Kudos to the team at National Geographic on their inspiring 125th Anniversary Special Issue. Featuring an almost issue-length expose on Why We Explore, the maps, photos, stories and glimpses into the future of journeys through stars and space represent a tour de force of migratory history and possibility. To my great pleasure it also recounted one of my favourite chance encounters following the storied human migration out of Africa.
In the winter of 1769, the famed Polynesian priest Tupaia met and presented British Captain James Cook with a map - the first that any European had ever observed featuring each of the major island groups in the South Pacific spanning a massive oceanic distance from Fiji to the Marquesas. What evolved was a friendship and now legendary journey on the ship Endeavour. From island to island and many islands more, Tupaia wowed the sailors by successfully navigating the ship regardless of weather, day or night time conditions, without any of the *fancy* tools and technology Cook and his team found essential. Perhaps more than his crew, Cook understood the significance of Tupaia's talents, and hypothesized that islanders scattered throughout the Pacific were likely part of the same people who long ago had explored, settled and mapped this part of the Ocean long before Britain was ever, well, Britain.

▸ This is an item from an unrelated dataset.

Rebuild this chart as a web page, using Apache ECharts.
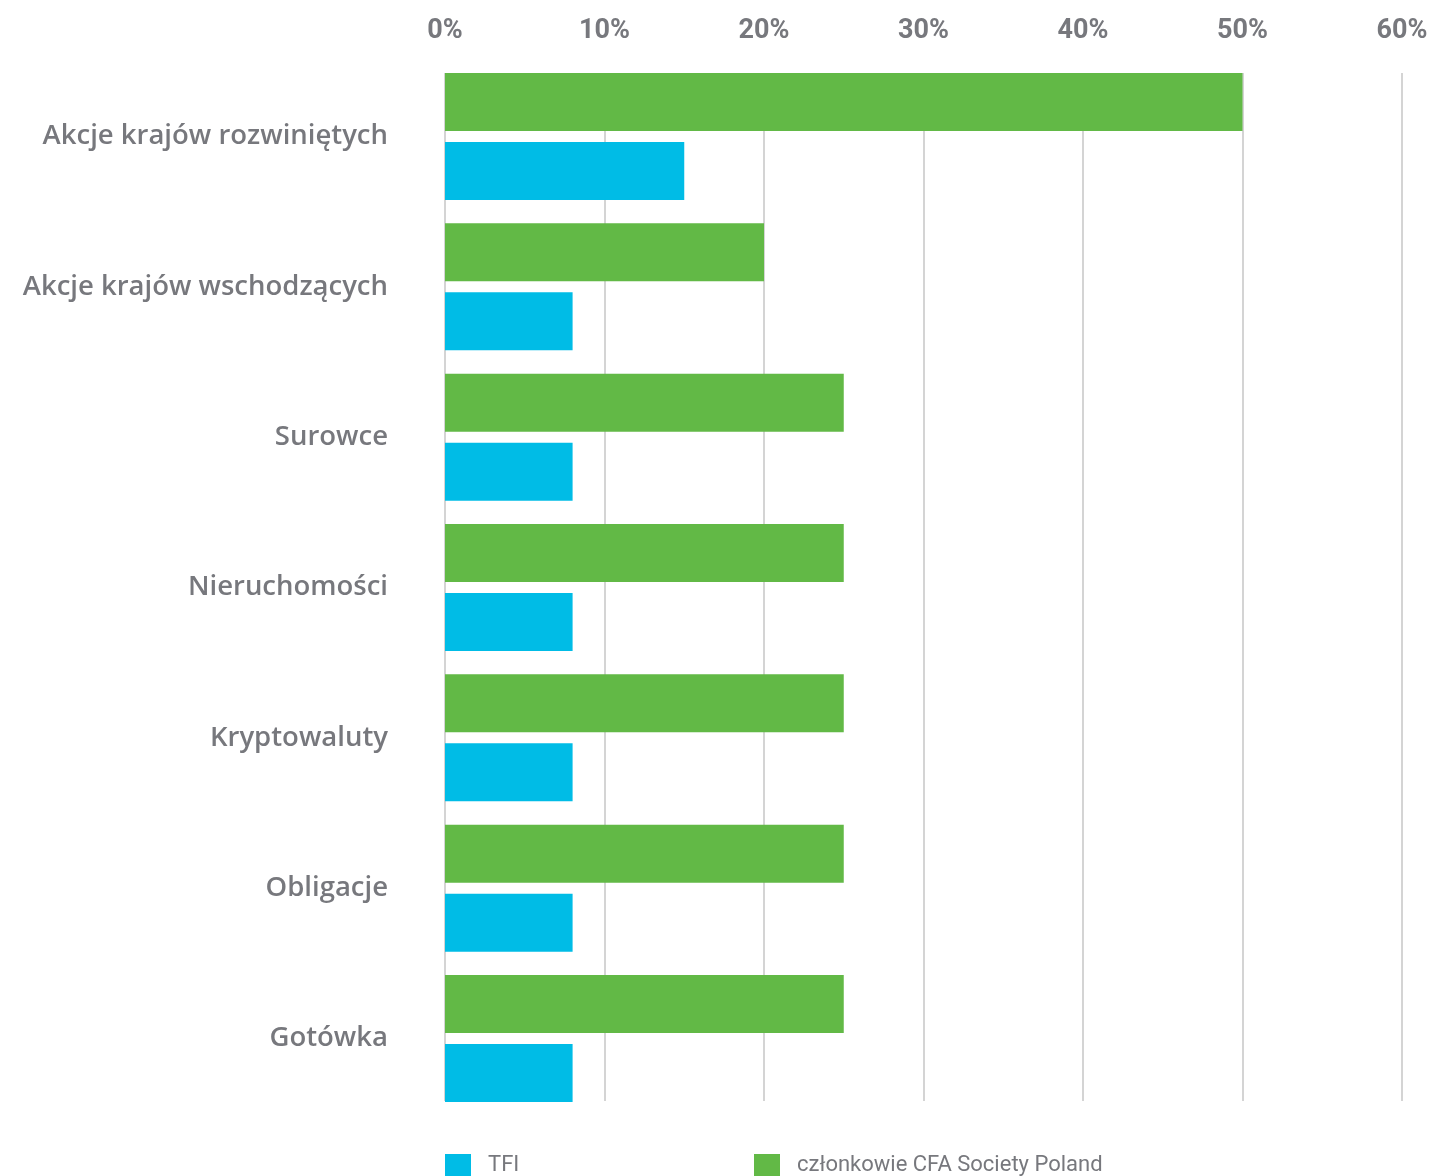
<!DOCTYPE html>
<html>
<head>
<meta charset="utf-8">
<script src="https://cdn.jsdelivr.net/npm/echarts@6/dist/echarts.min.js"></script>
<style>
  html, body { margin: 0; padding: 0; background: #fff; }
  #chart { width: 1434px; height: 1176px; }
</style>
</head>
<body>
<div id="chart"></div>
<script>
// kategorie od góry do dołu
const categories = [
  "Akcje krajów rozwiniętych",
  "Akcje krajów wschodzących",
  "Surowce",
  "Nieruchomości",
  "Kryptowaluty",
  "Obligacje",
  "Gotówka"
];
const seriesNames = ["TFI", "członkowie CFA Society Poland"];
const tfiValues = [15, 8, 8, 8, 8, 8, 8];
const cfaValues = [50, 20, 25, 25, 25, 25, 25];
const xTicks = { min: 0, max: 60, interval: 10 };

const gray = "#77787d";
const chart = echarts.init(document.getElementById("chart"));

const option = {
  animation: false,
  textStyle: { fontFamily: "Roboto" },
  grid: [
    // siatka z słupkami
    { left: 445, right: 32, top: 61.3, height: 1052.4 },
    // tylko pionowe linie siatki (krótsze niż pasy kategorii)
    { left: 445, right: 32, top: 73, height: 1028 }
  ],
  legend: [
    {
      data: [seriesNames[0]],
      left: 445, top: 1154, padding: 0,
      itemWidth: 26, itemHeight: 22,
      icon: "rect",
      textStyle: { color: gray, fontSize: 22, padding: [0, 0, 0, 12] }
    },
    {
      data: [seriesNames[1]],
      left: 754, top: 1154, padding: 0,
      itemWidth: 26, itemHeight: 22,
      icon: "rect",
      textStyle: { color: gray, fontSize: 22, padding: [0, 0, 0, 12] }
    }
  ],
  xAxis: [
    {
      type: "value",
      gridIndex: 0,
      position: "top",
      min: xTicks.min, max: xTicks.max, interval: xTicks.interval,
      axisLine: { show: false },
      axisTick: { show: false },
      splitLine: { show: false },
      axisLabel: {
        formatter: "{value}%",
        color: gray,
        fontSize: 27,
        fontWeight: "bold",
        margin: 17
      }
    },
    {
      type: "value",
      gridIndex: 1,
      min: xTicks.min, max: xTicks.max, interval: xTicks.interval,
      axisLine: { show: false },
      axisTick: { show: false },
      axisLabel: { show: false },
      splitLine: { show: true, lineStyle: { color: "#c6c6c6", width: 1.5 } }
    }
  ],
  yAxis: [
    {
      type: "category",
      gridIndex: 0,
      inverse: true,
      data: categories,
      axisLine: { show: false },
      axisTick: { show: false },
      axisLabel: {
        color: gray,
        fontFamily: "Open Sans",
        fontSize: 27.5,
        fontWeight: 600,
        margin: 57
      }
    },
    {
      type: "value",
      gridIndex: 1,
      show: false
    }
  ],
  series: [
    {
      name: seriesNames[1],
      type: "bar",
      data: cfaValues,
      barWidth: 58,
      barGap: "19%",
      itemStyle: { color: "#62b946" }
    },
    {
      name: seriesNames[0],
      type: "bar",
      data: tfiValues,
      barWidth: 58,
      barGap: "19%",
      itemStyle: { color: "#00bce6" }
    }
  ]
};
chart.setOption(option);
</script>
</body>
</html>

It would take another two hundred years before DNA evidence of modern human migration patterns would ratify Cook's hypothesis. Indeed, Tupaia's ancestors had colonized the Pacific over 2,000 years prior following a long, incrementally eastward march out of Africa another 70,000-50,000 years before that. Cook's journey, meanwhile, represented a comparable milestone in the opposite direction - that of the continued westward movement of his own ancestors who had left Africa in the opposite direction at about the same time. Thus, the serendipitous meeting and travels of Cook and Tupaia represented a closing of the migratory circle and completing the journey their ancestors embarked on together so many millennia before.